QUALITY TIME OR QUANTITY TIME?

  • Today, the average adult spends 49 days a year on their smart phone.
  • We unlock our phone 80 times a day, on average.
  • Adults are almost as bad as teens are, being preoccupied with their phone.
  • In a 30-hour period, the average teen spent almost half that time on a phone.
  • A growing number of teens are exchanging sleep time for screen time.
  • 82% of Americans say social media is a waste of time, but the majority still use it.

Pursue planned quantity times. By this I mean, when you plan enough times to simply be together, the more likely you’ll experience one or two genuine interactions.
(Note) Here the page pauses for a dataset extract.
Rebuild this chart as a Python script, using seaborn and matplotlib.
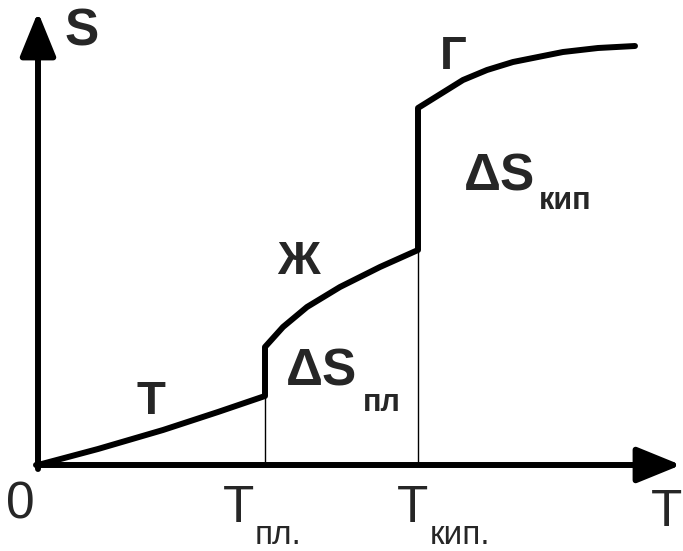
import numpy as np
import matplotlib.pyplot as plt
import pandas as pd
import seaborn as sns

# S(T) sketch: solid -> melting jump -> liquid -> boiling jump -> gas
solid_T = [0, 60, 125, 180, 227]
solid_S = [0, 16, 35, 53, 69]
liquid_T = [227, 245, 269, 302, 342, 380]
liquid_S = [118, 138, 158, 178, 198, 215]
gas_T = [380, 425, 449, 475, 525, 560, 597]
gas_S = [357, 385, 395, 403, 413, 417, 419]
T_melt = 227
T_boil = 380

sns.set_style('white')
plt.rcParams['font.family'] = ['Liberation Sans', 'DejaVu Sans']

curve = pd.DataFrame({'T': solid_T + liquid_T + gas_T,
                      'S': solid_S + liquid_S + gas_S})

fig = plt.figure(figsize=(6.83, 5.51), dpi=100)
ax = fig.add_axes([0, 0, 1, 1])
ax.set_xlim(-38, 645)
ax.set_ylim(-86, 465)
ax.axis('off')

sns.lineplot(data=curve, x='T', y='S', sort=False, estimator=None,
             color='black', lw=4.3, ax=ax)

# thin drop lines
ax.vlines([T_melt, T_boil], 3, [solid_S[-1], liquid_S[-1]], color='black', lw=1.0)

# axes arrows
arr = dict(arrowstyle='-|>,head_length=2.7,head_width=1.1', color='black',
           lw=4.3, shrinkA=0, shrinkB=0, mutation_scale=10)
ax.annotate('', xy=(0, 453), xytext=(0, -4), arrowprops=arr)
ax.annotate('', xy=(643, 0), xytext=(-2, 0), arrowprops=arr)

big = 37
ax.text(44, 433, 'S', fontsize=big, fontweight='bold', ha='center', va='center')
ax.text(-18, -40, '0', fontsize=big, ha='center', va='center')
ax.text(629, -47, 'T', fontsize=big, ha='center', va='center')

ax.text(200, -44, 'T', fontsize=big, ha='center', va='center')
ax.text(240, -70, 'пл.', fontsize=24, ha='center', va='center')
ax.text(374, -44, 'T', fontsize=big, ha='center', va='center')
ax.text(422, -70, 'кип.', fontsize=24, ha='center', va='center')

ax.text(113, 63, 'Т', fontsize=34, fontweight='bold', ha='center', va='center')
ax.text(260, 203, 'Ж', fontsize=34, fontweight='bold', ha='center', va='center')
ax.text(415, 408, 'Г', fontsize=34, fontweight='bold', ha='center', va='center')

ax.text(283, 93, 'ΔS', fontsize=big, fontweight='bold', ha='center', va='center')
ax.text(344, 62, 'пл', fontsize=22, fontweight='bold', ha='center', va='center')
ax.text(462, 288, 'ΔS', fontsize=big, fontweight='bold', ha='center', va='center')
ax.text(527, 264, 'кип', fontsize=22, fontweight='bold', ha='center', va='center')

plt.savefig('out.png', dpi=100)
Quality conversations and epiphanies come more readily as an adult and teen spend lots of time truly connected. Familiarity brings comfortability and safety, when handled well. Teens feel safe to open up when there have been enough episodes of togetherness. It’s like digging for gold. You may have to wade through lots of seemingly irrelevant details to find the “nugget” of a great conversation eventually.

In summary—plan quantity times and look for quality moments inside those times.
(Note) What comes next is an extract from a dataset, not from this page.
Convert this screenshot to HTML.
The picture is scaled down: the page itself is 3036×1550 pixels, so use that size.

Five Practical Ideas to Foster Quality Interactions During the “Quantity” Times

Let me offer some ideas to set yourself up with some quality time with your kids:

  1. Go to games, matches, meets and shows to watch your kid in action as often as you can. Talk to them to ensure they know you participated and saw them. It is paramount to cross into their territory and see them on their home turf.
  2. Plan at least three dinners a week where you eat with your kids. Meal times are one of the best times to put phones away and actually talk. Kids can both answer questions and overhear parents sharing their viewpoints.
  3. Identify a new opportunity where you and your child can share something in common that you both enjoy, be it a hobby, tradition, annual trip or game. This creates a personal history you share in together that no one else shares with them.
  4. When you experience shared time, be fully present, with your phone put away. This speaks volumes to your child, who is very aware of parental distractions. but may never say so. Your full attention actually fosters quality time.
  5. Look at your calendar and schedule times you can “push pause” and join your kid somewhere in their routine. Even if it means you grab that time when it’s good for them and make up your work time later than night.